Stringy hairs. Anemic skin. Flat blue eyes. Today I saw myself. I forgot who I was. I forget who I am. I forget who I wanted to be.
Trees. Redwoods. Inhale the Northern California ocean air. My air. My first memories. My first love: the redwoods.I feel myself smiling as I feathery ferns tickle my feet.
I step through the wardrobe, landing in the wolds I created. By living. I read my incongruous handwriting. I listen to my various hued scrawls—they are telling me stories. My stories.
Ebbing and flowing. My life. Like sand. Turbulent waves kick kick kick. Kick me into the beach. Rip me back into the current. Again Again. Again.
I am in Trinidad. Humboldt County. I am planting poppies with my mother. I am in Dublin, drowning in the emerald sea. I am at Burning Man, filling my camelback with vodka.
I am 18. I am on 280. I am on 92. I am driving to the sea. I am pulling into my grandmother’s driveway. I inhale salty, ocean air—the scent of my mother.
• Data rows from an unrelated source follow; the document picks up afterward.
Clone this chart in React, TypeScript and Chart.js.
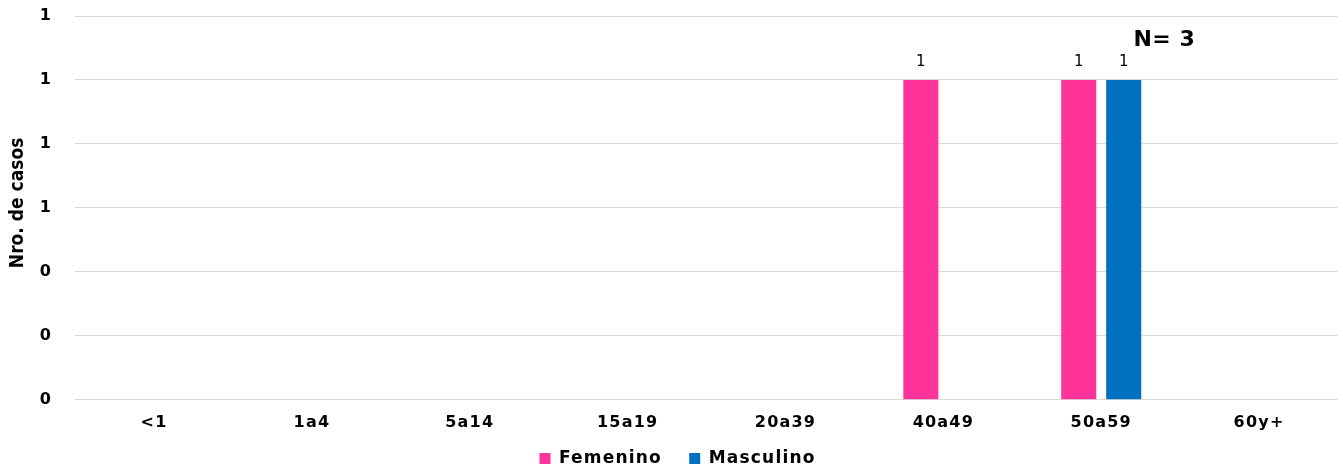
import React, { useEffect, useRef } from "react";
import { Chart, registerables } from "chart.js";

Chart.register(...registerables);

const categories = ["<1", "1a4", "5a14", "15a19", "20a39", "40a49", "50a59", "60y+"];
const femenino = [0, 0, 0, 0, 0, 1, 1, 0];
const masculino = [0, 0, 0, 0, 0, 0, 1, 0];
const totalLabel = "N= 3";
const yTitle = "Nro. de casos";

const FONT = "'DejaVu Sans', Verdana, sans-serif";
const NARROW = "'Liberation Sans Narrow', 'DejaVu Sans Condensed', sans-serif";

const spacingPlugin = {
  id: "spacing",
  beforeInit(chart: any) {
    chart.ctx.letterSpacing = "1.2px";
  },
  beforeDraw(chart: any) {
    chart.ctx.letterSpacing = "1.2px";
  },
};

const labelsPlugin = {
  id: "barLabels",
  afterDatasetsDraw(chart: any) {
    const ctx = chart.ctx;
    const area = chart.chartArea;
    ctx.save();
    ctx.letterSpacing = "0px";
    ctx.font = `normal 15px ${FONT}`;
    ctx.fillStyle = "#000";
    ctx.textAlign = "center";
    ctx.textBaseline = "bottom";
    chart.data.datasets.forEach((ds: any, i: number) => {
      const meta = chart.getDatasetMeta(i);
      meta.data.forEach((bar: any, j: number) => {
        const v = ds.data[j];
        if (v > 0) ctx.fillText(String(v), bar.x, bar.y - 10);
      });
    });
    const xs = chart.scales.x;
    const ys = chart.scales.y;
    ctx.font = `bold 22px ${FONT}`;
    ctx.letterSpacing = "0.5px";
    ctx.textBaseline = "middle";
    ctx.fillText(totalLabel, xs.getPixelForValue(6.4), ys.getPixelForValue(1.125));

    // y-axis title
    ctx.letterSpacing = "0px";
    ctx.font = `bold 19px ${NARROW}`;
    ctx.translate(18, (area.top + area.bottom) / 2 - 5);
    ctx.rotate(-Math.PI / 2);
    ctx.fillText(yTitle, 0, 0);
    ctx.restore();
  },
};

export default function App() {
  const ref = useRef<HTMLCanvasElement>(null);
  useEffect(() => {
    document.body.style.margin = "0";
    const chart = new Chart(ref.current!, {
      type: "bar",
      data: {
        labels: categories,
        datasets: [
          { label: "Femenino", data: femenino, backgroundColor: "#FF3399" },
          { label: "Masculino", data: masculino, backgroundColor: "#0070C0" },
        ],
      },
      options: {
        animation: false,
        responsive: false,
        datasets: { bar: { categoryPercentage: 0.57, barPercentage: 0.78 } },
        layout: { padding: { top: 16, right: 5, left: 18, bottom: -6 } },
        plugins: {
          legend: {
            position: "bottom",
            labels: {
              boxWidth: 11,
              boxHeight: 11,
              padding: 13,
              color: "#000",
              font: { family: FONT, weight: "bold", size: 17 },
              generateLabels(chart: any) {
                const items = Chart.defaults.plugins.legend.labels.generateLabels(chart);
                return items.map((it: any, i: number) =>
                  ({ ...it, text: it.text + (i < items.length - 1 ? "  " : "    ") })
                );
              },
            },
          },
          tooltip: { enabled: false },
        },
        scales: {
          x: {
            grid: { display: false },
            border: { display: false },
            ticks: { color: "#000", padding: 5, font: { family: FONT, weight: "bold", size: 16 } },
          },
          y: {
            min: 0,
            max: 1.2,
            afterFit(scale: any) {
              scale.paddingTop = 0;
            },
            grid: { color: "#d9d9d9", lineWidth: 1, drawTicks: false },
            border: { display: false },
            ticks: {
              stepSize: 0.2,
              color: "#000",
              padding: 23,
              font: { family: FONT, weight: "bold", size: 16 },
              callback: (v: any) => String(Math.round(Number(v))),
            },
          },
        },
      },
      plugins: [spacingPlugin, labelsPlugin],
    });
    return () => chart.destroy();
  }, []);
  return <canvas ref={ref} width={1343} height={471} style={{ display: "block" }} />;
}
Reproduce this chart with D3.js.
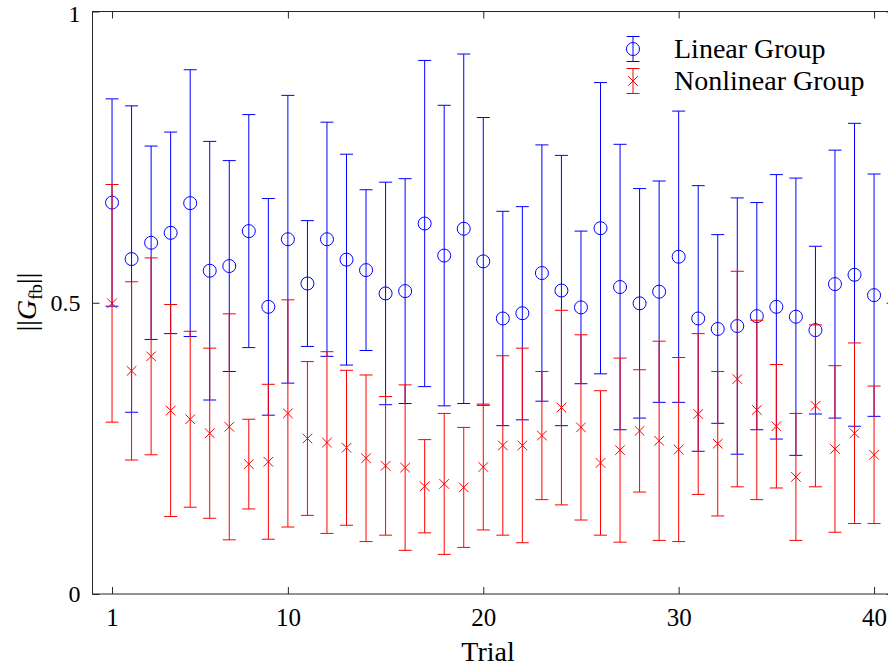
<!DOCTYPE html>
<html>
<head>
<meta charset="utf-8">
<script src="https://cdn.jsdelivr.net/npm/d3@7"></script>
<style>
  html, body { margin: 0; padding: 0; background: #fff; }
  svg { display: block; }
  text { font-family: "Liberation Serif", "Times New Roman", serif; fill: #000; }
</style>
</head>
<body>
<svg id="chart" width="888" height="666"></svg>
<script>
const trials = d3.range(1, 41);
const linearMean = [0.672,0.575,0.603,0.620,0.671,0.555,0.563,0.623,0.493,0.609,
                    0.533,0.609,0.574,0.556,0.516,0.520,0.636,0.581,0.627,0.571,
                    0.473,0.482,0.551,0.521,0.492,0.628,0.527,0.499,0.519,0.579,
                    0.473,0.455,0.460,0.477,0.493,0.476,0.453,0.532,0.548,0.513];
const linearErr  = [0.178,0.263,0.166,0.173,0.229,0.222,0.181,0.200,0.186,0.247,
                    0.108,0.201,0.181,0.138,0.191,0.193,0.280,0.258,0.300,0.247,
                    0.184,0.183,0.220,0.232,0.131,0.250,0.245,0.197,0.190,0.250,
                    0.228,0.162,0.220,0.195,0.227,0.238,0.144,0.230,0.260,0.208];
const nonlinearMean = [0.499,0.383,0.408,0.315,0.300,0.276,0.287,0.223,0.227,0.310,
                       0.267,0.260,0.251,0.233,0.220,0.217,0.185,0.189,0.183,0.218,
                       0.255,0.255,0.272,0.320,0.286,0.225,0.247,0.280,0.263,0.248,
                       0.309,0.258,0.369,0.316,0.288,0.201,0.323,0.249,0.276,0.239];
const nonlinearErr  = [0.204,0.153,0.169,0.182,0.151,0.146,0.194,0.077,0.133,0.195,
                       0.132,0.156,0.133,0.143,0.119,0.142,0.080,0.121,0.103,0.108,
                       0.154,0.167,0.110,0.167,0.159,0.124,0.158,0.105,0.171,0.158,
                       0.138,0.124,0.185,0.154,0.106,0.109,0.139,0.143,0.155,0.118];
const xTicks = [1, 10, 20, 30, 40];
const yTicks = [0, 0.5, 1];
const yTickLabels = ["0", "0.5", "1"];
const seriesNames = ["Linear Group", "Nonlinear Group"];
const seriesColors = ["#0000ff", "#ff0000"];

const svg = d3.select("#chart");
const L = 92.5, R = 893.6, T = 11.5, B = 594;
const x = d3.scaleLinear().domain([0, 41]).range([L, R]);
const y = d3.scaleLinear().domain([0, 1]).range([B, T]);
const axisColor = "#262626";
const capHalf = 6.5;

// Box
svg.append("rect").attr("x", L).attr("y", T).attr("width", R - L).attr("height", B - T)
  .attr("fill", "none").attr("stroke", axisColor).attr("stroke-width", 1);

// X axis (bottom & top inward ticks)
const xAxis = d3.axisBottom(x).tickValues(xTicks).tickSize(-7).tickPadding(14).tickFormat(d3.format("d"));
const gx = svg.append("g").attr("transform", `translate(0,${B})`).call(xAxis);
gx.select(".domain").remove();
gx.selectAll("line").attr("stroke", axisColor);
gx.selectAll("text").style("font-size", "25px").attr("fill", "#000")
  .style("font-family", '"Liberation Serif", serif').attr("dy", "0.71em");
const gxt = svg.append("g").attr("transform", `translate(0,${T})`)
  .call(d3.axisTop(x).tickValues(xTicks).tickSize(-7).tickFormat(""));
gxt.select(".domain").remove();
gxt.selectAll("line").attr("stroke", axisColor);

// Y axis (left & right inward ticks)
const yAxis = d3.axisLeft(y).tickValues(yTicks).tickSize(-7).tickPadding(12)
  .tickFormat((d, i) => yTickLabels[i]);
const gy = svg.append("g").attr("transform", `translate(${L},0)`).call(yAxis);
gy.select(".domain").remove();
gy.selectAll("line").attr("stroke", axisColor);
gy.selectAll("text").style("font-size", "24px").attr("fill", "#000")
  .style("font-family", '"Liberation Serif", serif')
  .attr("dy", d => d === 1 ? "0.42em" : "0.32em");
const gyr = svg.append("g").attr("transform", `translate(${R},0)`)
  .call(d3.axisRight(y).tickValues(yTicks).tickSize(-7).tickFormat(""));
gyr.select(".domain").remove();
gyr.selectAll("line").attr("stroke", axisColor);

// Axis labels
svg.append("text").attr("x", (x(0) + x(41)) / 2 - 5).attr("y", 661)
  .attr("text-anchor", "middle").style("font-size", "28px").text("Trial");

const yl = svg.append("text").attr("transform", "translate(36,302) rotate(-90)")
  .attr("text-anchor", "middle").style("font-size", "28px");
yl.append("tspan").text("||");
yl.append("tspan").style("font-style", "italic").text("G");
yl.append("tspan").attr("dy", 6).style("font-size", "19px").text("fb");
yl.append("tspan").attr("dy", -6).text("||");

// Error bars
function drawSeries(mean, err, color, marker) {
  const g = svg.append("g").attr("stroke", color).attr("stroke-width", 1).attr("fill", "none");
  const data = trials.map((t, i) => ({ t, m: mean[i], e: err[i] }));
  const grp = g.selectAll("g.eb").data(data).enter().append("g").attr("class", "eb");
  grp.append("line").attr("x1", d => x(d.t)).attr("x2", d => x(d.t))
    .attr("y1", d => y(d.m - d.e)).attr("y2", d => y(d.m + d.e));
  grp.append("line").attr("x1", d => x(d.t) - capHalf).attr("x2", d => x(d.t) + capHalf)
    .attr("y1", d => y(d.m + d.e)).attr("y2", d => y(d.m + d.e));
  grp.append("line").attr("x1", d => x(d.t) - capHalf).attr("x2", d => x(d.t) + capHalf)
    .attr("y1", d => y(d.m - d.e)).attr("y2", d => y(d.m - d.e));
  if (marker === "o") {
    grp.append("circle").attr("cx", d => x(d.t)).attr("cy", d => y(d.m)).attr("r", 6.5);
  } else {
    const s = 4.8;
    grp.append("path").attr("d", d => {
      const cx = x(d.t), cy = y(d.m);
      return `M${cx - s},${cy - s}L${cx + s},${cy + s}M${cx - s},${cy + s}L${cx + s},${cy - s}`;
    });
  }
}
drawSeries(linearMean, linearErr, seriesColors[0], "o");
drawSeries(nonlinearMean, nonlinearErr, seriesColors[1], "x");

// Legend
const legY = [49, 81];
seriesNames.forEach((name, i) => {
  const g = svg.append("g").attr("stroke", seriesColors[i]).attr("fill", "none").attr("stroke-width", 1);
  const cx = 633, cy = legY[i], h = 12.5;
  g.append("line").attr("x1", cx).attr("x2", cx).attr("y1", cy - h).attr("y2", cy + h);
  g.append("line").attr("x1", cx - capHalf).attr("x2", cx + capHalf).attr("y1", cy - h).attr("y2", cy - h);
  g.append("line").attr("x1", cx - capHalf).attr("x2", cx + capHalf).attr("y1", cy + h).attr("y2", cy + h);
  if (i === 0) {
    g.append("circle").attr("cx", cx).attr("cy", cy).attr("r", 6.5);
  } else {
    const s = 4.8;
    g.append("path").attr("d", `M${cx - s},${cy - s}L${cx + s},${cy + s}M${cx - s},${cy + s}L${cx + s},${cy - s}`);
  }
  svg.append("text").attr("x", 674).attr("y", cy + 9).style("font-size", "28px").text(name);
});
</script>
</body>
</html>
I’m 17. I am at Sunnyvale 1 Hour Photo, pulling photos from the minilab. Windows are explode, blasting me with tiny slivers of glass. It is October 17th, 1989.
I’m still shaking, but the earth is not. I reach into my pocket and grip my keys. Stunned, I walk towards my blue Chevy Nova, which is eerily intact. Other people wonder around the gravelly parking lot. Through the war zone I fight my home. Then—Cupertino. Home. I find my mother, perched on a sofa that is blanketed in broken pieces of our life.
I’m 17.5. I am told my mother’s brain surgery went very well.
I’m 19. Jay is holding my hand. We are boarding a plane to Dublin.
I’m 21. I’m alone, boarding a plane for Prague.
I’m 22. Jay is holding my hand. We are boarding a plane to our honeymoon—Kauai.
I’m 42. I have landed in the future. My world—this world—is in a forgotten universe.
I’m 36. Holding my newborn son. My kid has my eyes. I have my kid’s teddy bear. We cuddle.
I was home, then. Safe. Making things. Writing. Carrying my kid in a sling around my ribcage. Now, staring out my Dallas window, I remember how dumb I used to be. So naive.